---------- RECORDED DATA ----------

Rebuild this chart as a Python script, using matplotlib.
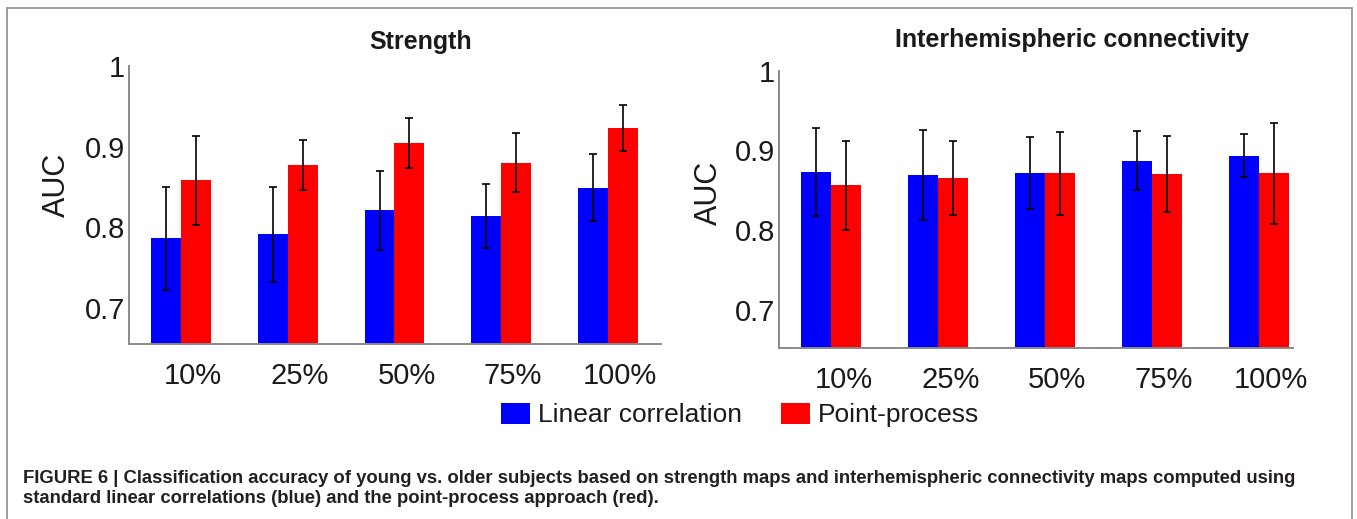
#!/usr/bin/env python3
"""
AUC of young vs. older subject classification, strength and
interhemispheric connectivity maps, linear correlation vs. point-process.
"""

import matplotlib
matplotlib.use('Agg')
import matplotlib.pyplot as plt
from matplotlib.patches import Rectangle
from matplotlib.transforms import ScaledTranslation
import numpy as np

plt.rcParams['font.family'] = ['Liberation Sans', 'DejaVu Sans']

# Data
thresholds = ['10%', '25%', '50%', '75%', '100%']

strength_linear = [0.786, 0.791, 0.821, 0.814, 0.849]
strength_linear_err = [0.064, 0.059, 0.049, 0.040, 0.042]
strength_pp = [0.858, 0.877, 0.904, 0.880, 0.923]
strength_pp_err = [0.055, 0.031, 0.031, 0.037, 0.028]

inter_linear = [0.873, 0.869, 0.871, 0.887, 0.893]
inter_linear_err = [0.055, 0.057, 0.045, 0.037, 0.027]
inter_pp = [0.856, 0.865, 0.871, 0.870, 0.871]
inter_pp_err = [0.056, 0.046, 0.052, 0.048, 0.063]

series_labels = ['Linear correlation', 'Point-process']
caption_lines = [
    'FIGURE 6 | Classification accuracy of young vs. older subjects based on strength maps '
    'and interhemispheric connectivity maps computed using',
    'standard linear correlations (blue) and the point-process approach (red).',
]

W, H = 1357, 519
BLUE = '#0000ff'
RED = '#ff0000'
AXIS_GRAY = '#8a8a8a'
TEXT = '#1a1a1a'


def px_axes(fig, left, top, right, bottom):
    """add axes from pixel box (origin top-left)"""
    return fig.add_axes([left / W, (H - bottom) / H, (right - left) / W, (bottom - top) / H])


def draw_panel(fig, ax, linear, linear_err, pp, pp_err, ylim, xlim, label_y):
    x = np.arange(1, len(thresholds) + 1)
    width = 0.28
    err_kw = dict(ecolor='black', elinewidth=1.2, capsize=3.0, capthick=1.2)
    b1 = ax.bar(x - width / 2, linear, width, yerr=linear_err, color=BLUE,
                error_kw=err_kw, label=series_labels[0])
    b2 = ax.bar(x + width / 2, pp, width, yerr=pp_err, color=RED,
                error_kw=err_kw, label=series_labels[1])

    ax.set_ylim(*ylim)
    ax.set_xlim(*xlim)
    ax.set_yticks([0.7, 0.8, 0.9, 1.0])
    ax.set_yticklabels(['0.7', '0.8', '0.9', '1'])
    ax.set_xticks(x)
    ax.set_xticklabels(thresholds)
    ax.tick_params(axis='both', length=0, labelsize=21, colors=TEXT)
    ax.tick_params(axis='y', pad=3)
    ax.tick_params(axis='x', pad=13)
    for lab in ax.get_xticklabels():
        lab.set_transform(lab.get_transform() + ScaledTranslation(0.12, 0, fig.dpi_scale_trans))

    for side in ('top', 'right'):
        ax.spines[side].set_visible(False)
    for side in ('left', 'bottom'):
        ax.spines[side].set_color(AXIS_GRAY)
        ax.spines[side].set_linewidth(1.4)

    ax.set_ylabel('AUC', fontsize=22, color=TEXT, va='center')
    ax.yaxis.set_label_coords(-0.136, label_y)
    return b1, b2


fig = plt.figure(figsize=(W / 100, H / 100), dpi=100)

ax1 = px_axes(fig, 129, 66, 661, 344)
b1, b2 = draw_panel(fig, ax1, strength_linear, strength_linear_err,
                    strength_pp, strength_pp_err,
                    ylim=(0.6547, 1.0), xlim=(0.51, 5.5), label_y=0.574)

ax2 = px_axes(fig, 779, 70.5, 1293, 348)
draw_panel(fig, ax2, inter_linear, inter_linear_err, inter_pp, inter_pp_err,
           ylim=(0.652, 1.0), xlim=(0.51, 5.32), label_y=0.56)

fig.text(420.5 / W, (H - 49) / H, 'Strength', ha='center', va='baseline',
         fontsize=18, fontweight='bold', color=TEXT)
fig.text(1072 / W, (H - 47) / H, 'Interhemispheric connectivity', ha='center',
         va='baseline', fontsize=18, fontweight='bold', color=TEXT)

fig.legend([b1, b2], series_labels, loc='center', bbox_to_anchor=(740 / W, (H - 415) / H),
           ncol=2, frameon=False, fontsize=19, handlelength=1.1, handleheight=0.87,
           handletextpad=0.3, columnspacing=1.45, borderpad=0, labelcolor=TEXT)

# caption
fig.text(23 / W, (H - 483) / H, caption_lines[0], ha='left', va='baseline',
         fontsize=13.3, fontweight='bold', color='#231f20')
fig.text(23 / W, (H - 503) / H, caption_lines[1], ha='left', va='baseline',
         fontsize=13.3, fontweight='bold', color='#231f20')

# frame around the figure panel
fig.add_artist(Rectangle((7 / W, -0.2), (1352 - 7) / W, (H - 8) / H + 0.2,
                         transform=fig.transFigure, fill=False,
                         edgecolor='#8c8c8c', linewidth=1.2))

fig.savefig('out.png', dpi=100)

----------

EXERCISE:
Please repeat exactly the data above from its first line to the line that contains "import numpy as np", inclusive, and leave every picture out.

REPLY:
Rebuild this chart as a Python script, using matplotlib.
#!/usr/bin/env python3
"""
AUC of young vs. older subject classification, strength and
interhemispheric connectivity maps, linear correlation vs. point-process.
"""

import matplotlib
matplotlib.use('Agg')
import matplotlib.pyplot as plt
from matplotlib.patches import Rectangle
from matplotlib.transforms import ScaledTranslation
import numpy as np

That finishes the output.